Ordinarily such a stalemate in the judicial process, where it occurs upon the original consideration of an appeal, is best solved by the Justices who favor reversal joining with the Justices who favor affirmance so as to terminate the litigation by preserving the status quo. And after rehearing (or on consideration of a petition for rehearing) it is ordinarily best solved by those Justices who favor a change in appellate result joining with the Justices who want the original appellate result to stand to the end that the first appellate judgment shall be made the judgment final of the appellate court in that particular case.

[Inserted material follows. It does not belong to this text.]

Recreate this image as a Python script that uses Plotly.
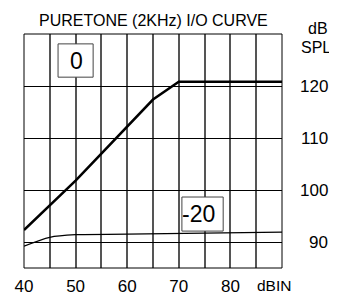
import plotly.graph_objects as go

# ---- data ----
x_in_0 = [40, 50, 65, 70, 90]
y_out_0 = [92.3, 101.8, 117.4, 120.8, 120.8]
x_in_m20 = [40, 45, 50, 60, 90]
y_out_m20 = [89.2, 90.9, 91.4, 91.5, 91.9]
x_ticks = [40, 50, 60, 70, 80]
x_tick_labels = ["40", "50", "60", "70", "80"]
y_ticks = [90, 100, 110, 120]
y_tick_labels = ["90", "100", "110", "120"]
curve_labels = ["0", "-20"]

# page body has an 8px margin, so the figure is laid out 8px up/left of the target
W, H = 329, 287
ml, mr, mt, mb = 16, 55, 26, 27
FONT = "Liberation Sans, Arial, Helvetica, sans-serif"

fig = go.Figure()
fig.add_trace(go.Scatter(x=x_in_0, y=y_out_0, mode="lines",
                         line=dict(color="black", width=2.5), showlegend=False))
fig.add_trace(go.Scatter(x=x_in_m20, y=y_out_m20, mode="lines",
                         line=dict(color="black", width=1.2, shape="spline", smoothing=0.8),
                         showlegend=False))

fig.update_layout(
    width=W, height=H,
    margin=dict(l=ml, r=mr, t=mt, b=mb),
    paper_bgcolor="white", plot_bgcolor="white",
    font=dict(family=FONT, size=16, color="black"),
    xaxis=dict(range=[40, 90], tickvals=x_ticks, ticktext=x_tick_labels,
               ticks="", showgrid=True, gridcolor="#555", gridwidth=1.5,
               minor=dict(dtick=5, tick0=40, showgrid=True, gridcolor="#555", gridwidth=1.5),
               showline=False, zeroline=False, tickfont=dict(size=17),
               ticklabelstandoff=6, automargin=False),
    yaxis=dict(range=[85, 130], tickvals=y_ticks, showticklabels=False, ticks="",
               showgrid=True, gridcolor="black", gridwidth=1,
               zeroline=False, showline=False, automargin=False),
)

# plot border
fig.add_shape(type="rect", xref="x domain", yref="y domain", x0=0, x1=1, y0=0, y1=1,
              line=dict(color="black", width=1), layer="above")

# right-hand value labels, right aligned, positioned on the y scale
for v, t in zip(y_ticks, y_tick_labels):
    fig.add_annotation(text=t, xref="paper", yref="y", x=1, y=v, xanchor="right",
                       xshift=48, showarrow=False, font=dict(size=17))

# label boxes
fig.add_shape(type="rect", xref="x", yref="y", x0=46.6, x1=53.4, y0=121.7, y1=128.1,
              line=dict(color="#444", width=1), fillcolor="white", layer="above")
fig.add_shape(type="rect", xref="x", yref="y", x0=70.6, x1=78.6, y0=92.1, y1=98.65,
              line=dict(color="#444", width=1), fillcolor="white", layer="above")
fig.add_annotation(text=curve_labels[0], xref="x", yref="y", x=50.2, y=124.75,
                   showarrow=False, font=dict(size=23))
fig.add_annotation(text=curve_labels[1], xref="x", yref="y", x=73.9, y=95.3,
                   showarrow=False, font=dict(size=23))

# title and axis captions
fig.add_annotation(text="PURETONE (2KHz) I/O CURVE", xref="x domain", yref="paper",
                   x=0.5, y=1, yanchor="middle", yshift=14, showarrow=False,
                   font=dict(size=16))
fig.add_annotation(text="dB", xref="paper", yref="paper", x=1, y=1, xanchor="center",
                   xshift=36, yanchor="middle", yshift=6, showarrow=False,
                   font=dict(size=16))
fig.add_annotation(text="SPL", xref="paper", yref="paper", x=1, y=1, xanchor="center",
                   xshift=34, yanchor="middle", yshift=-13, showarrow=False,
                   font=dict(size=16))
fig.add_annotation(text="dBIN", xref="x", yref="paper", x=88.45, y=0,
                   yanchor="middle", yshift=-17.5, showarrow=False, font=dict(size=15.5))

fig.write_html("out.html")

Where, however, there is an equal division of the Supreme Court on a question of procedure, so that the judgments of the Supreme Court, if one of reversal, must be a reversal with directions, and because of an equal division of the Court there is no majority concurrence, and can be no majority concurrence, in the character of directions to be given incident to a judgment of reversal, the judicial stalemate is best obviated by the Justices as a whole concurring in such judgment as will finally end the litigation through an affirmance of the judgment of the lower court, where such disposition can be agreed upon by the Justices who favor reversal, without the surrender on their part of their individual convictions in the premises.

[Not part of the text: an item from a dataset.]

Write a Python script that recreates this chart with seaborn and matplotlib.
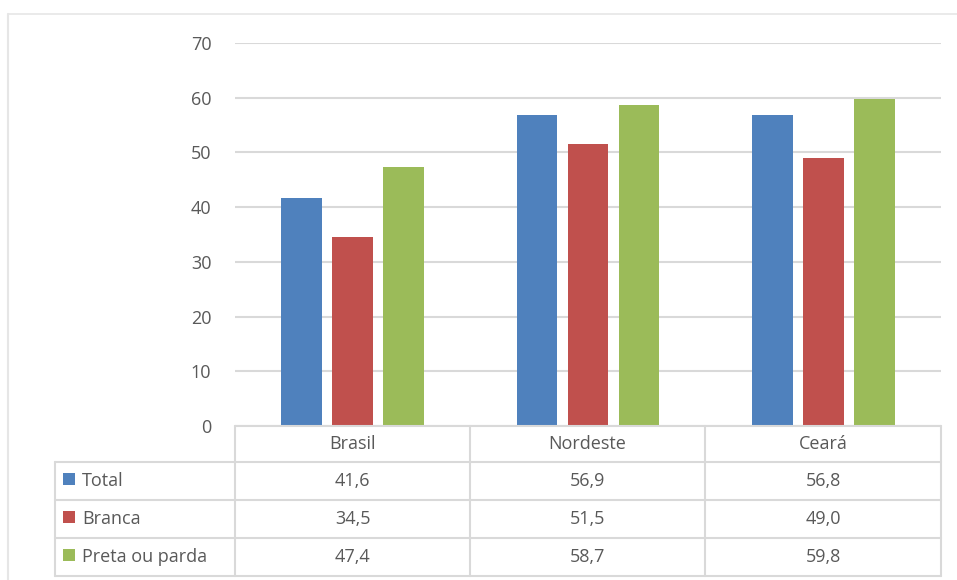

Such has been the course followed in this case. So while we adhere to the principles of our previous decisions following and affirming Carmichael v. Eberle, supra, we distinguish the present case from the others on the basis of what has just been said as to the nature of the equal division *Page 471 of the Justices, and so holding, we reaffirm our appellate judgment of November 9, 1936.
ELLIS, C.J., and TERRELL and BUFORD, J.J., concur.
BROWN, J., dissents.
Mr. Justice DAVIS concurred in the foregoing opinion.